The state board of trustees for the 25,500-student system accepted Ms. Daniel’s resignation at a heated May 19 meeting, attended by many of her supporters, that ended with board members receiving a police escort from the building. The denouement followed a growing list of disagreements between the board and superintendent, and more recently, concern from the state education department that the district was not making enough progress.
“We were going into our second year, and clearly, we still had strong philosophical differences, and you can’t have that,” said Robert Furek, the board’s chairman.
The board immediately appointed Benjamin Dixon, a deputy commissioner in the state education department, as interim superintendent. Mr. Dixon has been the department’s liaison to the district for more than a year.
The dispute followed a story line familiar to the Hartford school community. Continuing frustration over the district’s failure to significantly improve student achievement has yielded a series of shake-ups in management there. (“Conn. Bill To Seize Hartford Schools Passes,” April 23, 1996.)
In the eight years before Ms. Daniel arrived just over a year ago, the district went through five superintendents and acting superintendents. The board once hired a private-management firm to run district operations, only to oust the company a little more than a year later.
Power Struggles
Plans for a state takeover were well under way by the time Ms. Daniels came to Hartford from the top post in the East Providence, R.I., schools in March 1997. Hiring her was one of the last acts of the locally elected board before state lawmakers passed legislation to disband it.
The district’s new trustees and the superintendent initially pledged to work together. But the relationship deteriorated as the board and Ms. Daniel disagreed over such issues as instituting site-based management and establishing charter schools.

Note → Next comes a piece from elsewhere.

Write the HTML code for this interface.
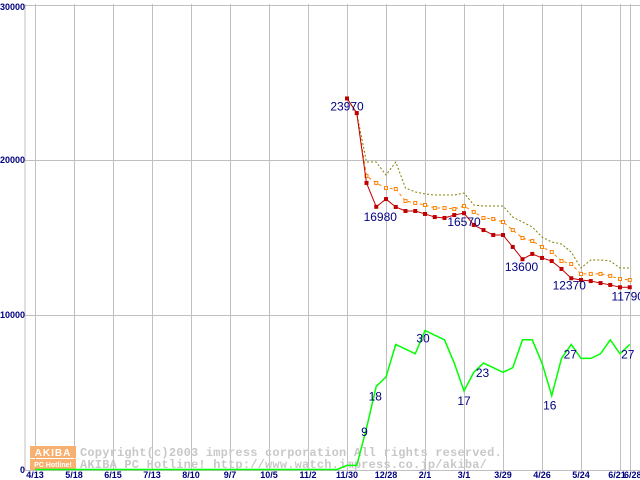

State Commissioner of Education Theodore S. Sergi earlier this month sent the superintendent a three-page memo listing information the state had requested but which the district had yet to report correctly. Some of the omissions had jeopardized grants to the system, he wrote.
Ms. Daniel, in a statement released last week, described a conflict in her charge “to direct and manage the rebirth of the Hartford schools” and the board of trustees’ attempt “to take an active role in the management” of the district. She received two years’ salary, or about $290,000, as severance pay.